Sono stati coltivati terreni, sono stati utilizzati immobili; non esiste attività antimafia più efficace di quella che dimostra, alla comunità, che lo stabile di un boss è diventato un centro anziani o una scuola o un consultorio. Ma molta strada resta da fare. Don Ciotti ha evidenziato, partendo da splendide esperienze quotidiane, da magnifici vissuti collettivi di cooperative, consorzi, che occorrono norme più efficaci sui sequestri e sulle confische, più precise indagini poliziesche e giudiziarie sui patrimoni dei clan mafiosi e sulle misure di prevenzione. Forse non è un caso; forse è caduta, anche per responsabilità della maggioranza, una tensione di lotta alle mafie non puramente di facciata, di parata o giustizialista.
Certo è che l'andamento delle confische, negli ultimi anni, «è precipitato vertiginosamente: nel 2000 si contavano 927 immobili confiscati; 500 beni immobili nel 2001, 190 beni immobili nel 2002 e solo 28 nel 2003. Questi numeri pongono forti interrogativi».

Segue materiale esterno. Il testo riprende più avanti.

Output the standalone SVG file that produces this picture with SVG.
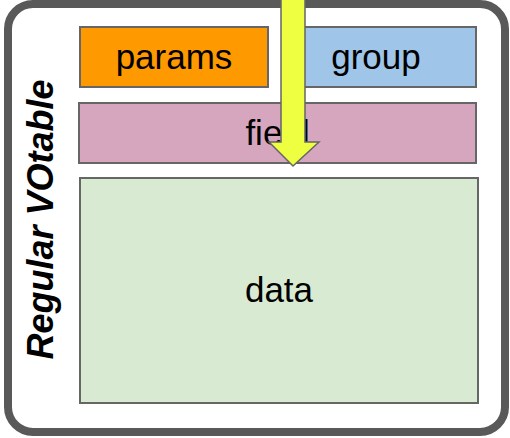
<svg xmlns="http://www.w3.org/2000/svg" width="510" height="438" viewBox="0 0 510 438">
<style>
.box{stroke:#666666;stroke-width:2}
.lbl{font-family:"Liberation Sans",Arial,sans-serif;font-size:35px;fill:#000;text-anchor:middle}
.side{font-family:"Liberation Sans",Arial,sans-serif;font-size:36px;font-weight:bold;font-style:italic;fill:#000;text-anchor:middle}
</style>
<rect width="510" height="438" fill="#ffffff"/>
<g id="votable">
<rect x="8" y="4" width="497" height="428" rx="25" ry="25" fill="#ffffff" stroke="#595959" stroke-width="8"/>
<text class="side" transform="translate(53,219.5) rotate(-90)">Regular VOtable</text>
</g>
<g id="params">
<rect class="box" x="80" y="27" width="188" height="60" fill="#ff9900"/>
<text class="lbl" x="174" y="69">params</text>
</g>
<g id="group">
<rect class="box" x="303" y="27" width="173" height="60" fill="#9fc5e8"/>
<text class="lbl" x="376" y="69">group</text>
</g>
<g id="field">
<rect class="box" x="79" y="103" width="397" height="60" fill="#d5a6bd"/>
<text class="lbl" x="277.5" y="145">field</text>
</g>
<g id="data">
<rect class="box" x="80" y="178" width="398" height="225" fill="#d9ead3"/>
<text class="lbl" x="279" y="302">data</text>
</g>
<g id="connectors">
<path d="M281,-2 L305,-2 L305,142 L319,142 L293,166 L269,142 L281,142 Z" fill="#eeff41" stroke="#666666" stroke-width="1.5"/>
</g>
</svg>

Il convegno, con interventi molto qualificati, ha affrontato, con uno spirito profondo di ricerca e di innovazione reale, sia i nodi politici, sia i nodi strutturali, sia i nodi legislativi. Abbiamo deciso che presenteremo, nei confronti del disegno di legge del governo, che evidenzia vuoti, lacune, errori, emendamenti unitari e concordati non solo tra tutte le opposizioni, ma anche con quelle associazioni e cooperative che hanno sperimentato sul campo i problemi. Discuteremo di procedure, tempi, efficacia, sapendo che le norme specifiche dovranno abbandonare ogni economicismo (che si nasconde dietro l'alibi della redditività), esaltando, invece, il "marchio di qualità della legalità".
Vorremmo, insomma, che fosse valorizzato il fatto che dietro quella pasta, quel vino, quell'olio, quella marmellata c'è un lavoro socialmente utile di giovani e ragazze che lottano sul serio contro le cosche mafiose contemporanee. Collegando lotta alle mafie e lotta per il lavoro.